BNSF notified Ecology about the incident at 3:11 a.m., according to a statement from the department.
The fire department's Moore said that if any oil had leaked from the cars, firefighters would have tried to stop it from reaching the bay. The department's marine unit also has containment booms on hand, he said.
Barb Graff, the city's director of emergency management, said that she first heard about the derailment on a news broadcast around six a.m. Because none of the tank cars were breached, her office elected to stay in contact with the railroad and the fire department, but did not activate the city's emergency operations center.
Had there been a spill or a fire, Graff said that the fire department would have assumed command of the incident, Seattle Department of Transportation would have closed the bridge, the police department would have set up a perimeter around the scene, and the city would have activated the emergency operations center.
"We would have figured out if people needed to be evacuated or shelter in place," she added.
Increased oil production in North Dakota has led to a recent rise in shipments of crude oil by rail. In 2010, 29,605 tank cars of crude oil originated in the U.S., according to the American Association of Railroads, a trade organization. That number climbed to an estimated 400,000 tank cars in 2013.
During that time there have been a number of accidents. A runaway train transporting crude oil crashed and exploded in the small Quebec town of Lac Megantic last July, killing 47 people and, according to Transport Canada, causing $200 million of property damage. On Dec. 30, 2013, a BNSF train carrying petroleum crude near Casselton, N.D. derailed and caught fire, with some of the tank cars exploding.

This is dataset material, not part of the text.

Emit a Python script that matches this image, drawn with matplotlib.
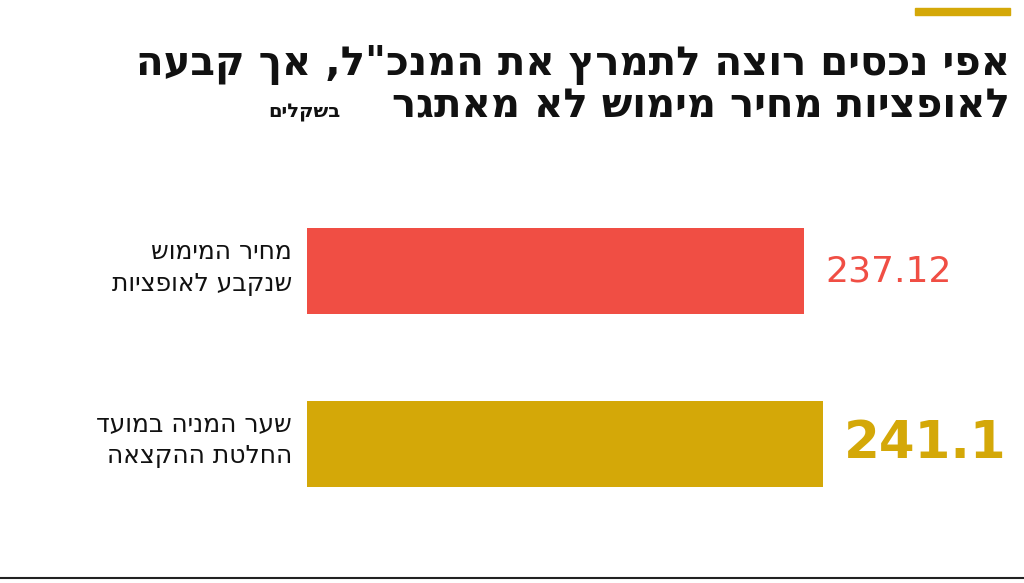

Based on studies conducted earlier this year, the Pipeline and Hazardous Materials Safety Administration, which is part of the federal Department of Transportation, has concluded that oil from the Bakken fields may be more volatile than traditional heavy crude oil.

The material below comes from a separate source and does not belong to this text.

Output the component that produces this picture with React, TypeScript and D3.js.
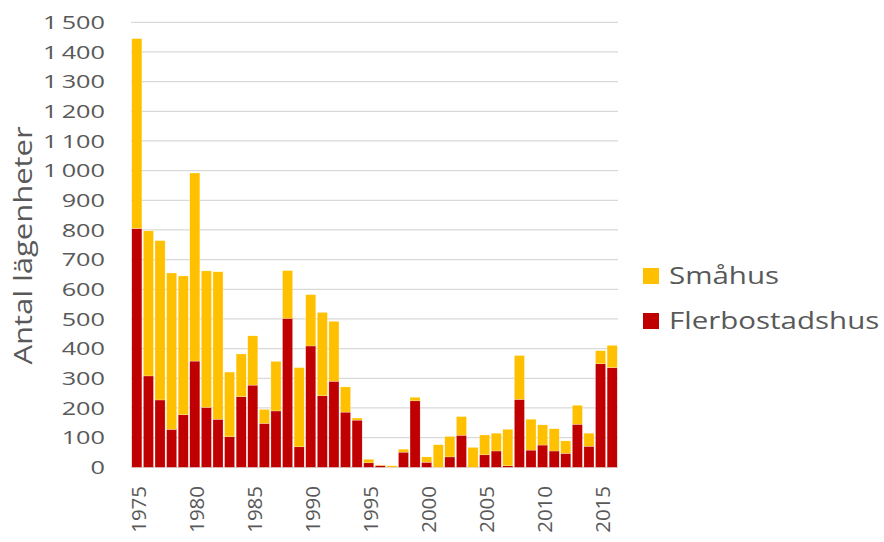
import React from "react";
import * as d3 from "d3";

const years = d3.range(1975, 2017).map(String);
const flerbostadshus = [805, 308, 227, 128, 177, 358, 202, 162, 103, 238, 277, 148, 190, 502, 69, 409, 241, 290, 186, 159, 15, 6, 0, 51, 224, 17, 0, 35, 108, 0, 42, 55, 5, 229, 58, 75, 55, 47, 145, 71, 349, 336];
const totals = [1445, 797, 764, 655, 645, 992, 662, 659, 321, 382, 443, 195, 357, 663, 336, 582, 522, 492, 271, 166, 27, 8, 5, 61, 236, 35, 76, 104, 171, 67, 109, 115, 128, 377, 162, 143, 130, 89, 209, 115, 393, 411];
const smahus = totals.map((t, i) => t - flerbostadshus[i]);
const yTicks = d3.range(0, 1501, 100);
const xTickYears = ["1975", "1980", "1985", "1990", "1995", "2000", "2005", "2010", "2015"];
const seriesNames = ["Flerbostadshus", "Småhus"];
const colors = { Flerbostadshus: "#C00000", "Småhus": "#FFC000" };

const W = 884, H = 542;
const M = { left: 131, right: 266, top: 22.3, bottom: 74.7 };
const FONT = "'Open Sans', sans-serif";
const TEXT = "#595959";

const fmt = (v: number) => (v >= 1000 ? `${Math.floor(v / 1000)}\u2009${String(v % 1000).padStart(3, "0")}` : String(v));

export default function App() {
  const x = d3.scaleBand().domain(years).range([M.left, W - M.right]).paddingInner(0.13).paddingOuter(0.07);
  const y = d3.scaleLinear().domain([0, 1500]).range([H - M.bottom, M.top]);
  const data = years.map((yr, i) => ({ year: yr, Flerbostadshus: flerbostadshus[i], "Småhus": smahus[i] }));
  const stack = d3.stack<any>().keys(seriesNames)(data);
  const legend = [
    { key: "Småhus", y: 276 },
    { key: "Flerbostadshus", y: 321 },
  ];
  return (
    <svg width={W} height={H} style={{ position: "absolute", left: 0, top: 0, background: "#fff" }} fontFamily={FONT}>
      {yTicks.map((t) => (
        <g key={t}>
          <line x1={M.left} x2={W - M.right} y1={y(t)} y2={y(t)} stroke="#D9D9D9" strokeWidth={1.2} />
          <text transform={`translate(105,${y(t)}) scale(1.33,1)`} dy="0.36em" textAnchor="end" fontSize={19} fill={TEXT}>{fmt(t)}</text>
        </g>
      ))}
      {stack.map((s) => (
        <g key={s.key} fill={(colors as any)[s.key]}>
          {s.map((d: any, i: number) => (
            <rect key={i} x={x(years[i])} width={x.bandwidth()} y={y(d[1])} height={Math.max(0, y(d[0]) - y(d[1]))} stroke="#fff" strokeWidth={0.4} strokeOpacity={0.6} />
          ))}
        </g>
      ))}
      {xTickYears.map((yr) => (
        <text key={yr} transform={`translate(${(x(yr) as number) + x.bandwidth() / 2 + 2},486) rotate(-90) scale(1.05,1)`} dy="0.36em" textAnchor="end" fontSize={19.5} fill={TEXT}>{yr}</text>
      ))}
      <text transform={`translate(32,245.5) rotate(-90) scale(1.19,1)`} textAnchor="middle" fontSize={26} fill={TEXT}>Antal lägenheter</text>
      {legend.map((l) => (
        <g key={l.key}>
          <rect x={643} y={l.y - 8} width={16} height={16} fill={(colors as any)[l.key]} />
          <text transform={`translate(669,${l.y}) scale(1.255,1)`} dy="0.36em" fontSize={23.5} fill={TEXT}>{l.key}</text>
        </g>
      ))}
    </svg>
  );
}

On Wednesday, DOT released a set of draft rules for the transport of crude oil and other flammable materials by rail. The proposed rules include new tank car standards, speed restrictions and route analysis requirements.
Between eight and 13 BNSF-operated trains carrying petroleum crude oil pass through King County each week, according to information the railroad released in June to the Washington Military Department.
The Seattle City Council sent a letter earlier this week to the U.S. Department of Transportation asking for a ban on shipments of highly flammable oil in older DOT-111 tank cars.
In March, the council passed a resolution requesting that the fire department and the office of emergency management review response plans to ensure that they were well suited for a rail accident involving crude oil.
The city is continuing to revise those plans Graff said, partly because of shifting rules and regulations at the federal level.
Councilmember Mike O'Brien, who has been vocal about the need for tighter restrictions on rail shipments of crude oil passing through the city, visited the derailment site on Thursday morning. "It just struck me how exposed we are to a potential tragedy," he said.
O'Brien said he has been working with the fire department and the office of emergency management to figure out what types of manpower, training and equipment the city would need in the event of an oil train spill or fire. Once those needs are identified, he wants to look at ways to pass along some of the associated costs to railroads. He would also like to see increased transparency from the rail industry.
"It shouldn't be up to the railroad to decide what risks are acceptable," he said. "It should be up to the city."